Hace rato ronda en torno a mí la tentación de hacer una autocrítica del columnista, de someter a prueba mis derechos, contrastándolos con mis obligaciones.
Esa tentación se fortalece cuando, en la alta soledad de la noche, imagino al hipotético lector abrumado por el irremediable ascenso de la insignificancia, escéptico ante tanto disparate, frustrado en la búsqueda de alguna claridad. Entonces, me parece que la columna, esta columna, debería transformarse en ventana, en espacio para el aire libre y la claridad de la mañana, en posibilidad para que se exprese la tierra oculta y bella. ¿No será oportuno abrir ahora esa ventana, mirar desde allí la cordillera e imaginar la pasión y el optimismo que inspiran la vida de la gente que habita entre los repliegues de los cerros o entre el aguaje de los ríos costeños? ¿No debería ser la función de la columna hacer posible el sueño de los otros?
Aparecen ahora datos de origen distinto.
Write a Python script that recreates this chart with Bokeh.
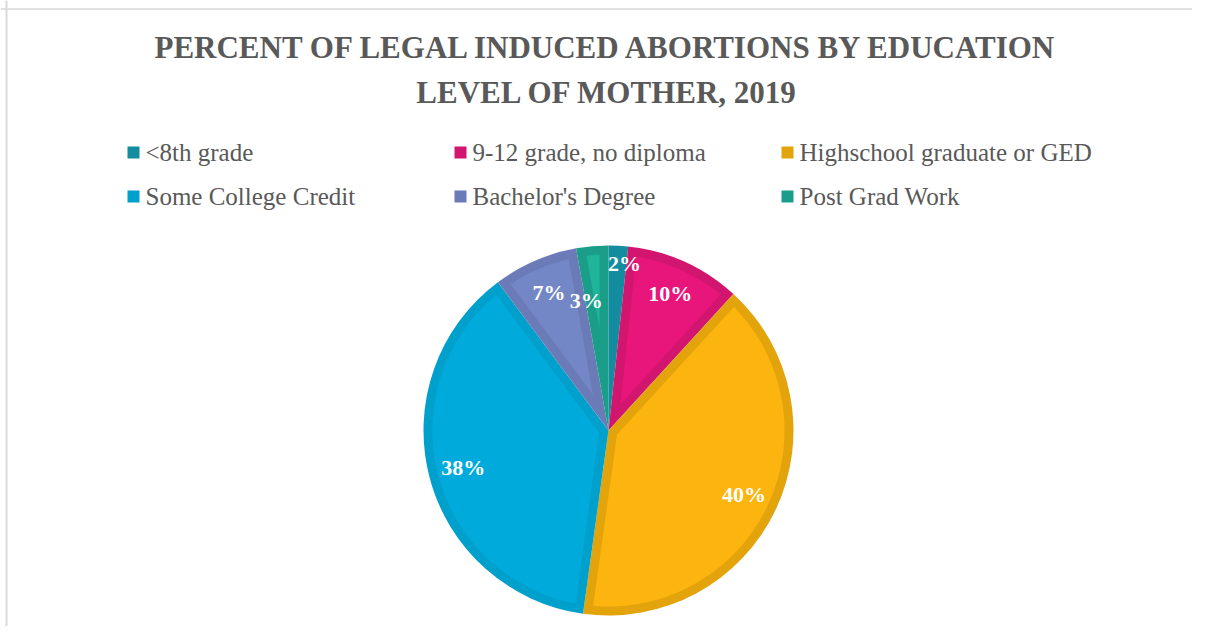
import numpy as np
from bokeh.plotting import figure
from bokeh.models import Range1d, Span, ColumnDataSource
from bokeh.core.properties import value
from bokeh.embed import file_html
from bokeh.resources import INLINE

# ---- data ----
categories = ["<8th grade", "9-12 grade, no diploma", "Highschool graduate or GED",
              "Some College Credit", "Bachelor's Degree", "Post Grad Work"]
values = [1.7, 10.1, 40.4, 37.6, 7.4, 2.8]
labels = ["2%", "10%", "40%", "38%", "7%", "3%"]

# ---- styles ----
fill_colors = ["#1699ad", "#e8157a", "#fcb40f", "#00abdb", "#7386c5", "#1fb59a"]
edge_colors = ["#138c9f", "#d2166f", "#e3a30b", "#00a0cc", "#6a7bb7", "#1a9e89"]
label_r_scale = [1.12, 1.0, 1.0, 1.0, 1.0, 0.88]
label_angle_shift_deg = [-2.4, 0, 0, 0, 0, 4.7]

W, H = 1192, 626
cx, cy, R = 608.0, H - 430.0, 185.0
band = 9.0
FONT = "Liberation Serif"

p = figure(width=W, height=H, x_range=Range1d(0, W), y_range=Range1d(0, H),
           x_axis_type=None, y_axis_type=None, output_backend="svg",
           toolbar_location=None, min_border=0)
p.grid.visible = False
p.outline_line_color = None
p.background_fill_color = "white"
p.border_fill_color = "white"

# chart border (top & left visible)
p.add_layout(Span(location=6.0, dimension="height", line_color="#d9d9d9", line_width=2))
p.add_layout(Span(location=H - 8.5, dimension="width", line_color="#d9d9d9", line_width=1.5))

vals = np.array(values, dtype=float)
frac = vals / vals.sum()
cum = np.cumsum(frac)
start_cw = cum - frac
a0 = np.pi / 2 - 2 * np.pi * cum        # ccw start
a1 = np.pi / 2 - 2 * np.pi * start_cw   # ccw end

# outer (edge-colour) wedges
src = ColumnDataSource(dict(a0=a0, a1=a1, fc=edge_colors))
p.wedge(x=cx, y=cy, radius=R, start_angle="a0", end_angle="a1",
        fill_color="fc", line_color=None, source=src)

# inner inset (fill colour)
xs, ys, fcs = [], [], []
rho = R - band
for i in range(len(vals)):
    th = a1[i] - a0[i]
    b = (a0[i] + a1[i]) / 2
    apex_d = band / np.sin(th / 2)
    if apex_d >= rho * 0.98:
        continue
    dl = np.arcsin(band / rho)
    arc = np.linspace(a0[i] + dl, a1[i] - dl, 80)
    px = [cx + apex_d * np.cos(b)] + list(cx + rho * np.cos(arc))
    py = [cy + apex_d * np.sin(b)] + list(cy + rho * np.sin(arc))
    xs.append(px); ys.append(py); fcs.append(fill_colors[i])
p.patches(xs="xs", ys="ys", fill_color="fc", line_color=None,
          source=ColumnDataSource(dict(xs=xs, ys=ys, fc=fcs)))

# data labels
mid = (a0 + a1) / 2 + np.radians(label_angle_shift_deg)
lr = R * 0.81 * np.array(label_r_scale)
p.text(x=cx + lr * np.cos(mid), y=cy + lr * np.sin(mid), text=labels,
       text_color="white", text_font=value(FONT), text_font_style="bold",
       text_font_size="22px", text_align="center", text_baseline="middle")

# title
p.text(x=[607], y=[H - 69.5], text=["PERCENT OF LEGAL INDUCED ABORTIONS BY EDUCATION\nLEVEL OF MOTHER, 2019"],
       text_color="#595959", text_font=value(FONT), text_font_style="bold",
       text_font_size="31px", text_align="center", text_baseline="middle",
       text_line_height=1.3)

# legend (manual, 3 columns x 2 rows)
col_x = [133, 460, 787]
row_y = [H - 152, H - 196]
lx = [col_x[i % 3] for i in range(len(categories))]
ly = [row_y[i // 3] for i in range(len(categories))]
p.scatter(x=lx, y=ly, marker="square", size=12, fill_color=edge_colors, line_color=None)
p.text(x=[v + 12 for v in lx], y=ly, text=categories, text_color="#595959",
       text_font=value(FONT), text_font_size="25px", text_align="left",
       text_baseline="middle")

open("out.html", "w").write(file_html(p, INLINE))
Podría cuestionarse la idea de que la columna sea ventana a horizontes distintos, bajo teorías inspiradas en la acartonada tradición del fruncimiento, o con el criterio de que las columnas estarían reservadas a lapidarios análisis, o a la constante búsqueda de las razones del poder. Por allí se llega probablemente a la seriedad, quizá a la necesaria polémica, pero también al aburrimiento, a la aridez con que retumban los ecos del disparate que aprisiona a la República.
¿Que las columnas –mi columna- reflejan la vida pública? No estoy seguro. Pero, además, cabe preguntarse si esa “vida pública”, o sea, la política, agota la realidad, y si las demás realidades e ilusiones no tienen lugar entre lo que columnistas y analistas decimos con tanta rotundidad. Más aún, a veces es preciso poner distancia con la gris confusión de la coyuntura, de lo contrario, se pierde el horizonte y se agota la perspectiva. Claro está, la columna puede ser sesuda controversia, grito angustiado, espacio de encuentro con el lector que coincide u ocasión de disputa con el que difiere.
Puede ser banderilla que hiere de frente y con nobleza, nunca puñalada artera. No obstante, creo cada vez con más certeza que debe ser ventana que permita entrar la brisa que viene de la tierra. Cuando andan mal las cosas que atañen a la ‘vida pública’, es obligación del que escribe explorar más allá de la superficie, archivar los discursos al uso, y encontrar bajo la mediocridad ambiente y tras el estruendo de poderes e intereses el país luminoso, diferente y optimista.